> **OBJECTIVE**: Pictures are not part of the copy. Retype the lines from the first one through the line that contains "type Pt = [number, number, string, string];".

> **PROVIDED MATERIAL**:

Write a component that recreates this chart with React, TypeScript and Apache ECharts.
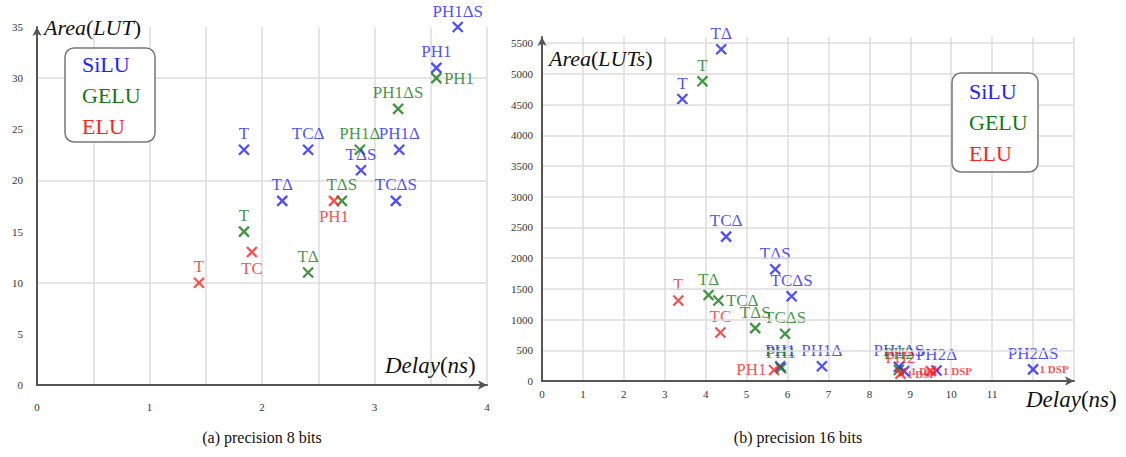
import React, { useEffect, useRef } from "react";
import * as echarts from "echarts";

type Pt = [number, number, string, string];

// (a) precision 8 bits : [delay ns, area LUT, label, label position]
const silu8: Pt[] = [
  [1.84, 23, "T", "top"],
  [2.41, 23, "TCΔ", "top"],
  [2.18, 18, "TΔ", "top"],
  [2.88, 21, "TΔS", "top"],
  [3.22, 23, "PH1Δ", "top"],
  [3.19, 18, "TCΔS", "top"],
  [3.55, 31, "PH1", "top"],
  [3.74, 35, "PH1ΔS", "top"],
];
const gelu8: Pt[] = [
  [1.84, 15, "T", "top"],
  [2.41, 11, "TΔ", "top"],
  [2.71, 18, "TΔS", "top"],
  [2.87, 23, "PH1Δ", "top"],
  [3.21, 27, "PH1ΔS", "top"],
  [3.55, 30, "PH1", "right"],
];
const elu8: Pt[] = [
  [1.44, 10, "T", "top"],
  [1.91, 13, "TC", "bottom"],
  [2.64, 18, "PH1", "bottom"],
];

// (b) precision 16 bits : [delay ns, area LUTs, label, label position]
const silu16: Pt[] = [
  [3.43, 4590, "T", "top"],
  [4.38, 5400, "TΔ", "top"],
  [4.5, 2350, "TCΔ", "top"],
  [5.7, 1820, "TΔS", "top"],
  [6.1, 1380, "TCΔS", "top"],
  [5.82, 240, "PH1", "top"],
  [6.84, 240, "PH1Δ", "top"],
  [8.72, 230, "PH1ΔS", "top"],
  [8.85, 160, "", ""],
  [9.64, 170, "PH2Δ", "top"],
  [12.0, 190, "PH2ΔS", "top"],
];
const gelu16: Pt[] = [
  [3.92, 4880, "T", "top"],
  [4.07, 1400, "TΔ", "top"],
  [4.31, 1310, "TCΔ", "topright"],
  [5.21, 860, "TΔS", "top"],
  [5.94, 770, "TCΔS", "top"],
  [5.84, 210, "PH1", "top"],
  [8.72, 180, "PH2", "top"],
];
const elu16: Pt[] = [
  [3.33, 1310, "T", "top"],
  [4.36, 790, "TC", "top"],
  [5.67, 180, "PH1", "left"],
  [8.76, 120, "PH2", "top"],
  [9.5, 160, "", ""],
];
// "1 DSP" annotations (right chart)
const dsp16: [number, number][] = [
  [8.85, 165],
  [8.76, 115],
  [9.64, 170],
  [12.0, 190],
];

const xTicks8 = [0, 1, 2, 3, 4];
const xTicks16 = [0, 1, 2, 3, 4, 5, 6, 7, 8, 9, 10, 11];

const BLUE = "#2222ff";
const GREEN = "#137a13";
const RED = "#ff2222";
const FONT = '"Liberation Serif", "Times New Roman", serif';
const CROSS = "path://M0,0L10,10M10,0L0,10";

function toData(pts: Pt[]) {
  return pts.map(([x, y, name, pos]) => {
    const label: any = { show: !!name, formatter: name };
    if (pos === "topright") {
      label.position = "right";
      label.offset = [-2, -13];
    } else if (pos) {
      label.position = pos;
    }
    return { value: [x, y], label };
  });
}

function scatter(name: string, pts: Pt[], color: string, gi: number) {
  return {
    type: "scatter",
    name,
    xAxisIndex: gi,
    yAxisIndex: gi === 0 ? 0 : 2,
    symbol: CROSS,
    symbolSize: 10,
    itemStyle: { color: "none", borderColor: color, borderWidth: 2.3 },
    label: {
      show: true,
      color,
      fontFamily: FONT,
      fontSize: 17,
      distance: 0,
    },
    labelLayout: { hideOverlap: false },
    data: toData(pts),
    z: 3,
  };
}

function legendBox(x: number, y: number, w: number, h: number, gap: number) {
  const names: [string, string][] = [
    ["SiLU", BLUE],
    ["GELU", GREEN],
    ["ELU", RED],
  ];
  return [
    {
      type: "rect",
      shape: { x, y, width: w, height: h, r: 9 },
      style: { fill: "#fff", stroke: "#777", lineWidth: 1.5 },
      z: 10,
    },
    ...names.map(([t, c], i) => ({
      type: "text",
      x: x + 17,
      y: y + h / 2 + (i - 1) * gap,
      style: {
        text: t,
        fill: c,
        font: `22px ${FONT}`,
        verticalAlign: "middle",
      },
      z: 11,
    })),
  ];
}

function mathText(x: number, y: number, a: string, b: string, size: number) {
  return {
    type: "text",
    x,
    y,
    style: {
      text: `{i|${a}}{n|(}{i|${b}}{n|)}`,
      verticalAlign: "middle",
      fill: "#111",
      rich: {
        i: { fontFamily: FONT, fontSize: size, fontStyle: "italic", fill: "#111" },
        n: { fontFamily: FONT, fontSize: size, fill: "#111" },
      },
    },
    z: 10,
  };
}

const axisLineStyle = {
  show: true,
  symbol: ["none", "arrow"],
  symbolSize: [7, 9],
  lineStyle: { color: "#555", width: 2 },
};
const gridLine = { show: true, lineStyle: { color: "#dcdcdc", width: 1.5 } };
const tickLabel = { color: "#333", fontFamily: FONT, fontSize: 11 };

export default function App() {
  const ref = useRef<HTMLDivElement>(null);
  useEffect(() => {
    if (!ref.current) return;
    const chart = echarts.init(ref.current, undefined, { renderer: "svg" });
    chart.setOption({
      animation: false,
      backgroundColor: "#fff",
      grid: [
        { left: 37, top: 27, width: 450, height: 358 },
        { left: 542, top: 37, width: 532, height: 344 },
      ],
      xAxis: [
        {
          gridIndex: 0,
          type: "value",
          min: 0,
          max: 4,
          interval: 0.5,
          axisLine: axisLineStyle,
          axisTick: { show: false },
          splitLine: { ...gridLine, showMinLine: false },
          axisLabel: {
            ...tickLabel,
            margin: 16,
            formatter: (v: number) => (xTicks8.includes(v) ? String(v) : ""),
          },
        },
        {
          gridIndex: 1,
          type: "value",
          min: 0,
          max: 13,
          interval: 1,
          axisLine: axisLineStyle,
          axisTick: { show: false },
          splitLine: { ...gridLine, showMinLine: false },
          axisLabel: {
            ...tickLabel,
            margin: 7,
            formatter: (v: number) => (xTicks16.includes(v) ? String(v) : ""),
          },
        },
      ],
      yAxis: [
        {
          gridIndex: 0,
          type: "value",
          min: 0,
          max: 35,
          interval: 5,
          axisLine: axisLineStyle,
          axisTick: { show: false },
          splitLine: { show: false },
          axisLabel: { ...tickLabel, margin: 14 },
          z: 5,
        },
        {
          gridIndex: 0,
          type: "value",
          min: 0,
          max: 35,
          interval: 10,
          axisLine: { show: false },
          axisTick: { show: false },
          axisLabel: { show: false },
          splitLine: { ...gridLine, showMinLine: false, showMaxLine: false },
        },
        {
          gridIndex: 1,
          type: "value",
          min: 0,
          max: 5600,
          interval: 500,
          axisLine: axisLineStyle,
          axisTick: { show: false },
          splitLine: { ...gridLine, showMinLine: false, showMaxLine: false },
          axisLabel: {
            ...tickLabel,
            margin: 9,
            formatter: (v: number) => (v % 500 === 0 ? String(v) : ""),
          },
          z: 5,
        },
      ],
      series: [
        scatter("SiLU", silu8, BLUE, 0),
        scatter("GELU", gelu8, GREEN, 0),
        scatter("ELU", elu8, RED, 0),
        scatter("SiLU", silu16, BLUE, 1),
        scatter("GELU", gelu16, GREEN, 1),
        scatter("ELU", elu16, RED, 1),
        {
          type: "scatter",
          name: "DSP",
          xAxisIndex: 1,
          yAxisIndex: 2,
          symbol: "circle",
          symbolSize: 1,
          itemStyle: { color: "transparent" },
          label: {
            show: true,
            position: "right",
            distance: 6,
            formatter: "1 DSP",
            color: RED,
            fontFamily: FONT,
            fontSize: 11,
            fontWeight: "bold",
          },
          labelLayout: { hideOverlap: false },
          data: dsp16.map((p) => ({ value: p })),
          z: 4,
        },
      ],
      graphic: [
        mathText(44, 27, "Area", "LUT", 22),
        mathText(549, 58, "Area", "LUTs", 22),
        mathText(385, 365, "Delay", "ns", 23),
        mathText(1026, 399, "Delay", "ns", 23),
        ...legendBox(65, 48, 90, 94, 31),
        ...legendBox(952, 73, 86, 99, 31),
        {
          type: "text",
          x: 262,
          y: 437,
          style: {
            text: "(a) precision 8 bits",
            font: `16px ${FONT}`,
            fill: "#111",
            align: "center",
            verticalAlign: "middle",
          },
        },
        {
          type: "text",
          x: 798,
          y: 437,
          style: {
            text: "(b) precision 16 bits",
            font: `16px ${FONT}`,
            fill: "#111",
            align: "center",
            verticalAlign: "middle",
          },
        },
      ],
    });
    return () => chart.dispose();
  }, []);
  return (
    <div
      ref={ref}
      style={{ position: "fixed", left: 0, top: 0, width: 1126, height: 457 }}
    />
  );
}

> **TASK RESPONSE**:
Write a component that recreates this chart with React, TypeScript and Apache ECharts.
import React, { useEffect, useRef } from "react";
import * as echarts from "echarts";

type Pt = [number, number, string, string];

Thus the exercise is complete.